While Mr Zhao's lawyers welcomed the acquittal, they said their client was likely to appeal the fraud conviction.
Analysts say this case has caused tensions between China and the US.
Washington has repeatedly calling on Beijing to release Mr Zhao.
Mr Zhao has been held by the Chinese authorities since September 2004.

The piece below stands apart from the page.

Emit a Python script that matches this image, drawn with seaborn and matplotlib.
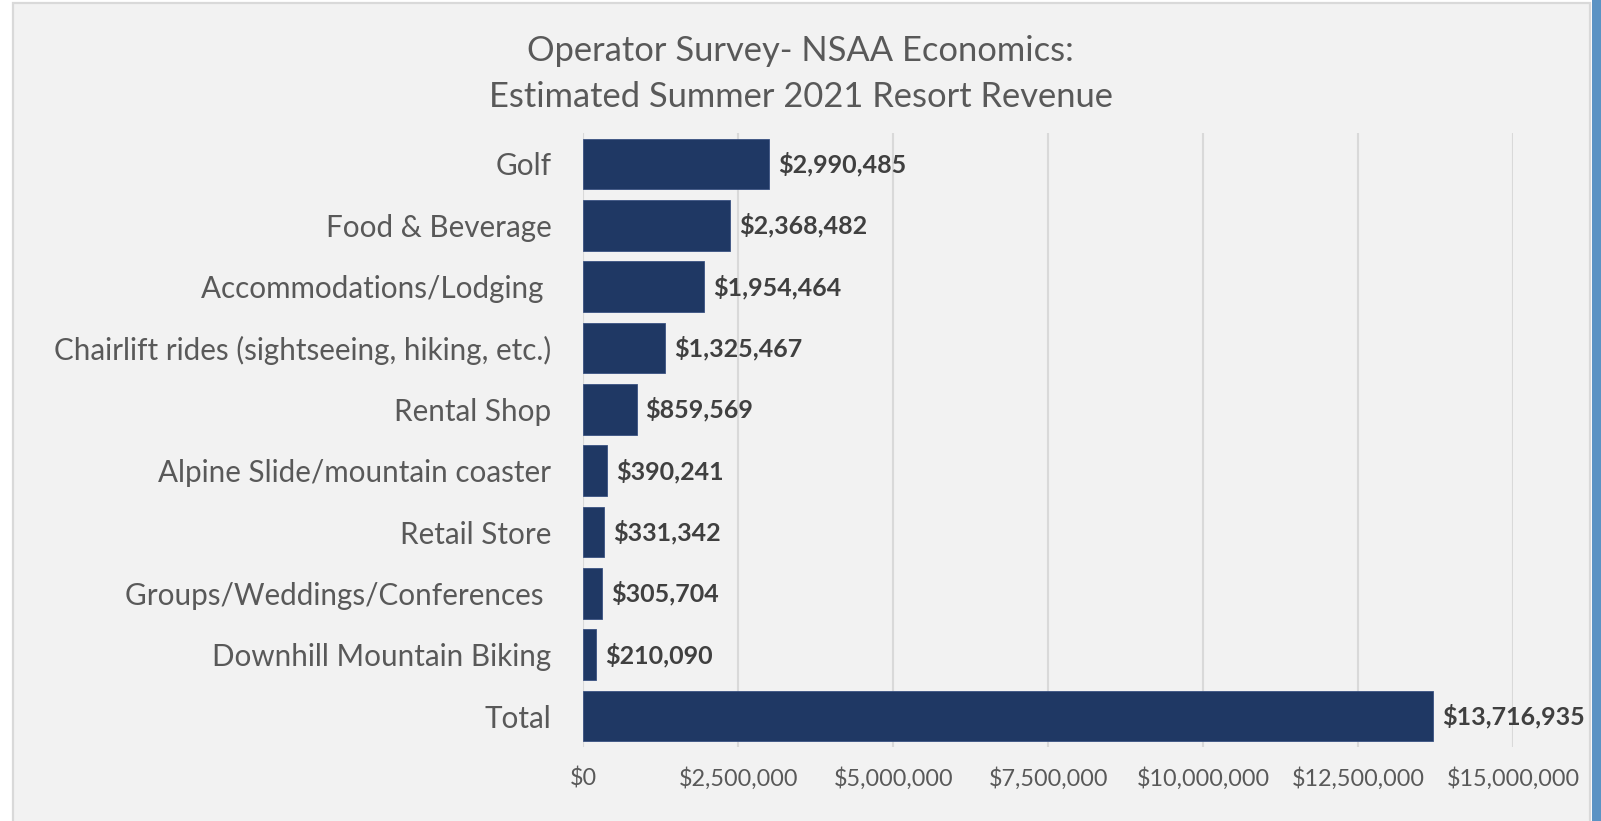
import matplotlib
matplotlib.use("Agg")
import matplotlib.pyplot as plt
from matplotlib.patches import Rectangle
from matplotlib.ticker import FuncFormatter
import seaborn as sns
import pandas as pd

# Revenue by activity, summer 2021
categories = [
    "Golf",
    "Food & Beverage",
    "Accommodations/Lodging ",
    "Chairlift rides (sightseeing, hiking, etc.)",
    "Rental Shop",
    "Alpine Slide/mountain coaster",
    "Retail Store",
    "Groups/Weddings/Conferences ",
    "Downhill Mountain Biking",
    "Total",
]
revenue = [2990485, 2368482, 1954464, 1325467, 859569,
           390241, 331342, 305704, 210090, 13716935]
x_ticks = [0, 2500000, 5000000, 7500000, 10000000, 12500000, 15000000]
title_lines = ["Operator Survey- NSAA Economics:",
               "Estimated Summer 2021 Resort Revenue"]

sns.set_theme(style="white")
plt.rcParams["font.family"] = ["Lato", "DejaVu Sans"]

W, H = 1601, 821
fig = plt.figure(figsize=(W / 100, H / 100), dpi=100, facecolor="white")

# chart area panel and the blue strip on the right edge
fig.patches.append(Rectangle((12.5 / W, -0.02), (1590 - 12.5) / W, 1.02 - 3.5 / H,
                             transform=fig.transFigure, facecolor="#f2f2f2",
                             edgecolor="#d9d9d9", linewidth=1.6, zorder=-10))
fig.patches.append(Rectangle((1592 / W, 0), (W - 1592) / W, 1,
                             transform=fig.transFigure, facecolor="#5b93c4",
                             edgecolor="none", zorder=-10))

ax = fig.add_axes([583.3 / W, 1 - 746.7 / H, (1513 - 583.3) / W, (746.7 - 133.3) / H])
ax.set_facecolor("none")
ax.set_zorder(5)

df = pd.DataFrame({"category": categories, "revenue": revenue})
sns.barplot(data=df, x="revenue", y="category", orient="h", color="#1f3864",
            width=0.83, saturation=1, edgecolor="#3a5282", linewidth=0.6, ax=ax)

ax.set_xlim(0, 15000000)
ax.set_xticks(x_ticks)
ax.xaxis.set_major_formatter(FuncFormatter(lambda v, p: f"${v:,.0f}"))
ax.grid(axis="x", color="#d9d9d9", linewidth=1.5)
ax.grid(axis="y", visible=False)
ax.set_axisbelow(True)
for s in ax.spines.values():
    s.set_visible(False)
ax.set_xlabel("")
ax.set_ylabel("")
ax.tick_params(axis="x", length=0, pad=15, labelsize=16.8, labelcolor="#595959")
ax.tick_params(axis="y", length=0, pad=23, labelsize=21.3, labelcolor="#595959")

for i, v in enumerate(revenue):
    ax.annotate(f"${v:,.0f}", xy=(v, i), xytext=(9, 0), textcoords="offset pixels",
                ha="left", va="center", fontsize=18, fontweight="bold", color="#404040")

fig.text(0.5, 1 - 61 / H, title_lines[0], ha="center", va="baseline",
         fontsize=24.8, color="#595959")
fig.text(0.5, 1 - 107 / H, title_lines[1], ha="center", va="baseline",
         fontsize=24.8, color="#595959")

fig.savefig("out.png", dpi=100, facecolor="white")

No details have been given of his alleged crime, but Mr Zhao is thought to have been detained in connection with a New York Times report about plans by ex-President Jiang Zemin to retire from his top military post.
ZHAO YAN: TIMELINE
Sept 2004: Zhao Yan arrested in Shanghai
Dec 2005: Charged with leaking state secrets and fraud
Mar 06: Charges dropped ahead of Hu Jintao's US visit
May 06: Beijing prosecutors reinstate charges
Aug 06: Jailed for three years for fraud
At the time, Mr Jiang's intention would have been a closely guarded secret, and any leak regarded as a serious offence.
Mr Zhao, 44, has already spent nearly two years in detention, while the authorities decided whether to pursue the case against him.
The charges against him were dropped in March, weeks before President Hu Jintao visited the United States. But Mr Zhao remained in detention, and the case was revived in May.
Mr Zhao could have been sentenced to up to 10 years in prison if convicted of disclosing state secrets.
Despite insisting that his client was innocent, Mr Zhao's lawyer had not been hopeful of an acquittal on this charge.
"I was surprised. He seemed surprised as well," Mr Zhao's defence lawyer, Guan Anping, said of his client.
Before joining the New York Times Mr Zhao, a Chinese citizen, worked for the magazine China Reform, where he wrote reports criticising abuse of poor farmers by officials.
Zhao Yan's arrest may be linked to a report on ex-leader Jiang Zemin
A number of other journalists have been arrested in China under its national secrecy law.
Ching Cheong, a Hong Kong-based correspondent for Singapore's Straits Times, was accused in August of spying for China's rival, Taiwan. If convicted, he could face the death penalty.
Human rights activists have also been targeted in recent months. Blind civil rights campaigner Chen Guangcheng, who raised concerns about forced abortions, was sentenced to more than four years in jail on Thursday.
Prominent human rights lawyer Gao Zhisheng was detained by police earlier this month. He had actively campaigned on behalf of the banned Falun Gong spiritual group.